- **What needs to be done**
Locate and copy all lines bearing the word "document".

Figure scripts:
╔══

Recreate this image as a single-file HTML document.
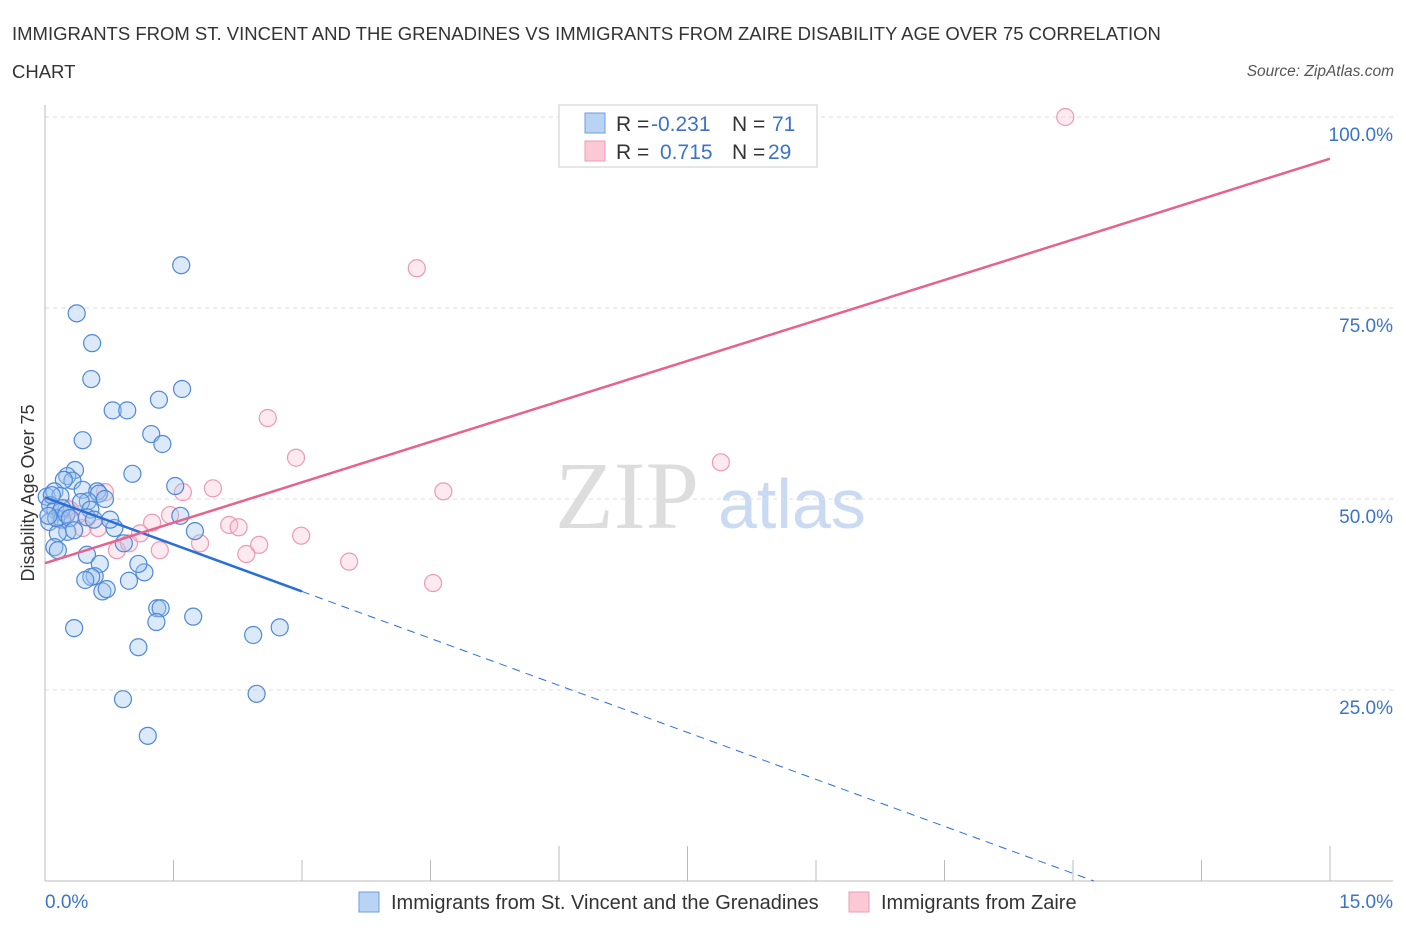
<!DOCTYPE html>
<html><head><meta charset="utf-8"><style>
body{margin:0;background:#fff;font-family:"Liberation Sans",sans-serif;}
</style></head><body>
<svg id="chart" width="1406" height="930" xmlns="http://www.w3.org/2000/svg">
<text x="12" y="40" font-size="18.5" fill="#333">IMMIGRANTS FROM ST. VINCENT AND THE GRENADINES VS IMMIGRANTS FROM ZAIRE DISABILITY AGE OVER 75 CORRELATION</text>
<text x="12" y="78" font-size="18.5" fill="#333">CHART</text>
<text x="1394" y="76" font-size="15.5" fill="#555" font-style="italic" text-anchor="end">Source: ZipAtlas.com</text>
<text x="555" y="528" font-size="96" fill="#ddd" font-family="Liberation Serif,serif">ZIP</text>
<text x="718" y="528" font-size="70" fill="#c9daf2">atlas</text>
<g id="grid"></g>
<g id="axes"></g>
<g id="pts"></g>
<g id="lines"></g>
<text transform="translate(34,493) rotate(-90)" font-size="18" fill="#333" text-anchor="middle">Disability Age Over 75</text>
<g>
<rect x="559" y="105" width="258" height="62" fill="#fff" stroke="#ccc"/>
<rect x="585" y="113" width="20" height="20" fill="#b9d3f5" stroke="#6f9ee0"/>
<rect x="585" y="141" width="20" height="20" fill="#fbc8d6" stroke="#ee9cb5"/>
<text x="616" y="131" font-size="21" fill="#333">R = <tspan x="651" fill="#3b73c8">-0.231</tspan><tspan x="732">N = </tspan><tspan x="772" fill="#3b73c8">71</tspan></text>
<text x="616" y="159" font-size="21" fill="#333">R = <tspan x="660" fill="#3b73c8">0.715</tspan><tspan x="732">N = </tspan><tspan x="768" fill="#3b73c8">29</tspan></text>
</g>
<g>
<rect x="359" y="892" width="20" height="20" fill="#b9d3f5" stroke="#6f9ee0"/>
<text x="391" y="909" font-size="20" fill="#333">Immigrants from St. Vincent and the Grenadines</text>
<rect x="849" y="892" width="20" height="20" fill="#fbc8d6" stroke="#ee9cb5"/>
<text x="881" y="909" font-size="20" fill="#333">Immigrants from Zaire</text>
</g>
</svg>
<script>
const blueX=[1.59,0.37,0.55,0.54,0.79,0.96,1.60,1.33,0.44,1.24,1.37,1.02,0.35,0.26,0.32,0.22,0.02,0.11,0.18,0.44,0.61,0.63,0.50,0.42,0.53,0.49,0.06,0.12,0.18,0.05,0.20,0.26,0.15,0.81,1.58,1.75,1.52,0.11,0.15,0.92,0.49,0.64,0.58,0.54,0.98,0.67,0.72,1.16,1.09,1.31,1.35,1.30,0.34,1.73,2.43,2.74,1.09,0.91,2.47,1.20,0.13,0.20,0.25,0.04,0.29,0.08,0.76,0.57,0.70,0.34,0.47];
const blueY=[80.6,74.3,70.4,65.7,61.6,61.6,64.4,63.0,57.7,58.5,57.2,53.3,53.8,53.0,52.4,52.5,50.3,51.0,50.4,51.2,51.0,50.7,49.7,49.6,48.6,47.6,49.2,48.6,48.3,47.0,47.3,45.7,45.5,46.2,47.8,45.8,51.7,43.7,43.3,44.2,42.7,41.5,39.9,39.8,39.3,37.9,38.2,40.4,41.5,35.7,35.7,33.9,33.1,34.6,32.2,33.2,30.6,23.8,24.5,19.0,47.5,48.8,48.0,47.8,47.5,50.5,47.3,47.3,50.0,45.9,39.4];
const pinkX=[11.91,4.34,2.60,2.93,7.89,4.65,1.96,0.70,1.61,1.46,1.25,2.15,2.26,2.99,1.81,2.50,0.84,1.34,2.35,0.98,1.11,0.62,0.44,3.55,4.53,0.29,0.18,0.39,0.25];
const pinkY=[100,80.2,60.6,55.4,54.8,51.0,51.4,50.9,50.9,47.9,46.9,46.6,46.3,45.2,44.2,44.0,43.3,43.3,42.8,44.2,45.5,46.2,46.2,41.8,39.0,48.6,47.3,48.0,48.8];
const yTicks=[25,50,75,100];
const yTickLabels=["25.0%","50.0%","75.0%","100.0%"];
const xTickLabels=["0.0%","15.0%"];
const blueTrend=[50.2,-4.1]; // intercept, slope
const pinkTrend=[41.6,3.53];
const NS="http://www.w3.org/2000/svg";
const sx=v=>45+v/15*1285;
const sy=v=>881-v/100*764;
function mk(tag,attrs,parent){const e=document.createElementNS(NS,tag);for(const k in attrs)e.setAttribute(k,attrs[k]);document.getElementById(parent).appendChild(e);return e;}
yTicks.forEach((t,i)=>{
 const g=mk('line',{x1:45,x2:1393,y1:sy(t),y2:sy(t),stroke:'#ddd','stroke-dasharray':'4,4'},'grid');
 
 
 const tx=mk('text',{x:1393,y:sy(t)+24,'font-size':19,fill:'#3b73c8','text-anchor':'end'},'grid');
 tx.textContent=yTickLabels[i];
 
 
});
let a=mk('line',{x1:45,x2:45,y1:105,y2:881,stroke:'#bbb'},'axes');


a=mk('line',{x1:45,x2:1393,y1:881,y2:881,stroke:'#bbb'},'axes');


for(let i=1;i<=10;i++){
 const tall=(i==4||i==5||i==10);
 const t=mk('line',{x1:sx(i*1.5),x2:sx(i*1.5),y1:tall?846:860,y2:881,stroke:'#bbb'},'axes');
 
 
}
let xl=mk('text',{x:45,y:908,'font-size':19,fill:'#3b73c8'},'axes');xl.textContent=xTickLabels[0];


xl=mk('text',{x:1393,y:908,'font-size':19,fill:'#3b73c8','text-anchor':'end'},'axes');xl.textContent=xTickLabels[1];


pinkX.forEach((x,i)=>{
 const c=mk('circle',{cx:sx(x),cy:sy(pinkY[i]),r:8.5,fill:'rgba(248,190,208,0.32)',stroke:'#eb9ab3','stroke-width':1.2},'pts');
 
 
});
blueX.forEach((x,i)=>{
 const c=mk('circle',{cx:sx(x),cy:sy(blueY[i]),r:8.5,fill:'rgba(160,196,240,0.38)',stroke:'#4f88d8','stroke-width':1.2},'pts');
 
 
});
const bx1=3.0, bx2=-blueTrend[0]/blueTrend[1];
let l=mk('line',{x1:sx(0),y1:sy(blueTrend[0]),x2:sx(bx1),y2:sy(blueTrend[0]+blueTrend[1]*bx1),stroke:'#2a6fd6','stroke-width':2.5},'lines');


l=mk('line',{x1:sx(bx1),y1:sy(blueTrend[0]+blueTrend[1]*bx1),x2:sx(bx2),y2:sy(0),stroke:'#2a6fd6','stroke-width':1,'stroke-dasharray':'8,6'},'lines');


l=mk('line',{x1:sx(0),y1:sy(pinkTrend[0]),x2:sx(15),y2:sy(pinkTrend[0]+pinkTrend[1]*15),stroke:'#e5638c','stroke-width':2.5},'lines');


</script>
</body></html>
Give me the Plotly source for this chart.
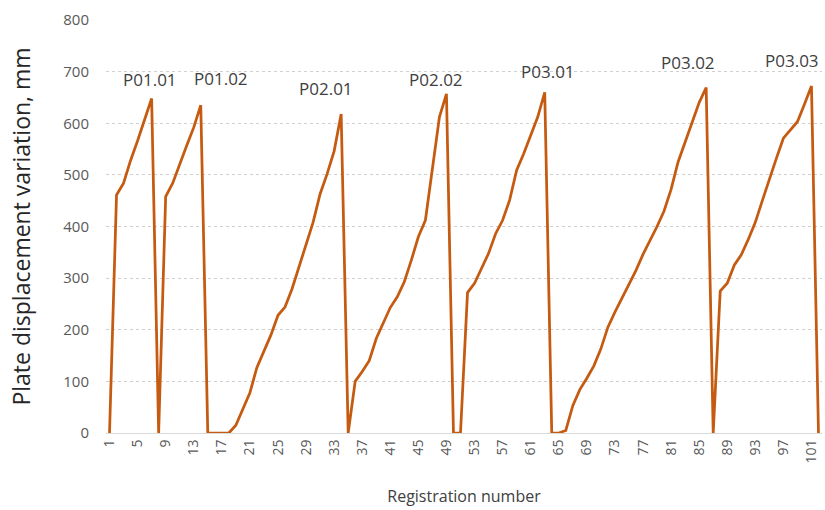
import plotly.graph_objects as go

registration = list(range(1, 103))
displacement = [
    0, 461, 484, 528, 566, 605, 648, 0, 458, 484,
    522, 557, 592, 635, 0, 0, 0, 0, 15, 45,
    78, 127, 160, 190, 228, 244, 279, 321, 363, 408,
    463, 502, 546, 618, 0, 100, 119, 140, 183, 212,
    243, 264, 293, 335, 380, 412, 509, 612, 657, 0,
    0, 272, 290, 319, 348, 386, 412, 451, 509, 541,
    577, 612, 660, 0, 0, 5, 53, 84, 106, 130,
    163, 205, 234, 260, 286, 315, 346, 372, 400, 430,
    472, 525, 564, 603, 640, 669, 0, 275, 290, 325,
    345, 375, 408, 450, 492, 532, 571, 588, 603, 637,
    672, 0,
]
peak_labels = ['P01.01', 'P01.02', 'P02.01', 'P02.02', 'P03.01', 'P03.02', 'P03.03']
peak_regs = [7, 14, 34, 49, 63, 86, 101]
tick_regs = list(range(1, 102, 4))

# label offsets in px relative to the peak point
label_shift = [(-2, 19), (20, 27), (-15, 25), (-10, 14), (3, 21), (-18, 25), (-19, 26)]

FONT = 'Open Sans'
GREY = '#595959'

fig = go.Figure()
fig.add_trace(
    go.Scatter(
        x=registration,
        y=displacement,
        mode='lines',
        line=dict(color='#C55A11', width=2.75),
        showlegend=False,
    )
)

for label, reg, (dx, dy) in zip(peak_labels, peak_regs, label_shift):
    fig.add_annotation(
        x=reg,
        y=displacement[reg - 1],
        text=label,
        showarrow=False,
        xshift=dx,
        yshift=dy,
        font=dict(family=FONT, size=17, color='#404040'),
    )

fig.update_layout(
    width=825,
    height=510,
    paper_bgcolor='white',
    plot_bgcolor='white',
    margin=dict(l=106, r=3, t=20, b=77),
    font=dict(family=FONT, color=GREY),
    xaxis=dict(
        range=[0.5, 102.5],
        tickvals=tick_regs,
        ticktext=[str(t) for t in tick_regs],
        tickangle=-90,
        tickfont=dict(size=14, color=GREY),
        showgrid=False,
        zeroline=False,
        showline=True,
        linecolor='#d9d9d9',
        ticks='',
        automargin=False,
        title=dict(text='Registration number', font=dict(size=16, color='#404040'), standoff=28),
    ),
    yaxis=dict(
        range=[0, 800],
        dtick=100,
        tickfont=dict(size=15, color=GREY),
        showgrid=True,
        gridcolor='#d0d0d0',
        griddash='dot',
        zeroline=False,
        ticks='',
        ticklabelstandoff=16,
        automargin=False,
        title=dict(text='Plate displacement variation, mm', font=dict(size=23, color='#262626'), standoff=26),
    ),
)

# the page's default body margin would shift the figure by 8px
fig.write_html(
    'out.html',
    config={'displayModeBar': False},
    post_script="document.body.style.margin='0px';",
)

╚══

- **Task output**
Recreate this image as a single-file HTML document.
function mk(tag,attrs,parent){const e=document.createElementNS(NS,tag);for(const k in attrs)e.setAttribute(k,attrs[k]);document.getElementById(parent).appendChild(e);return e;}
    post_script="document.body.style.margin='0px';",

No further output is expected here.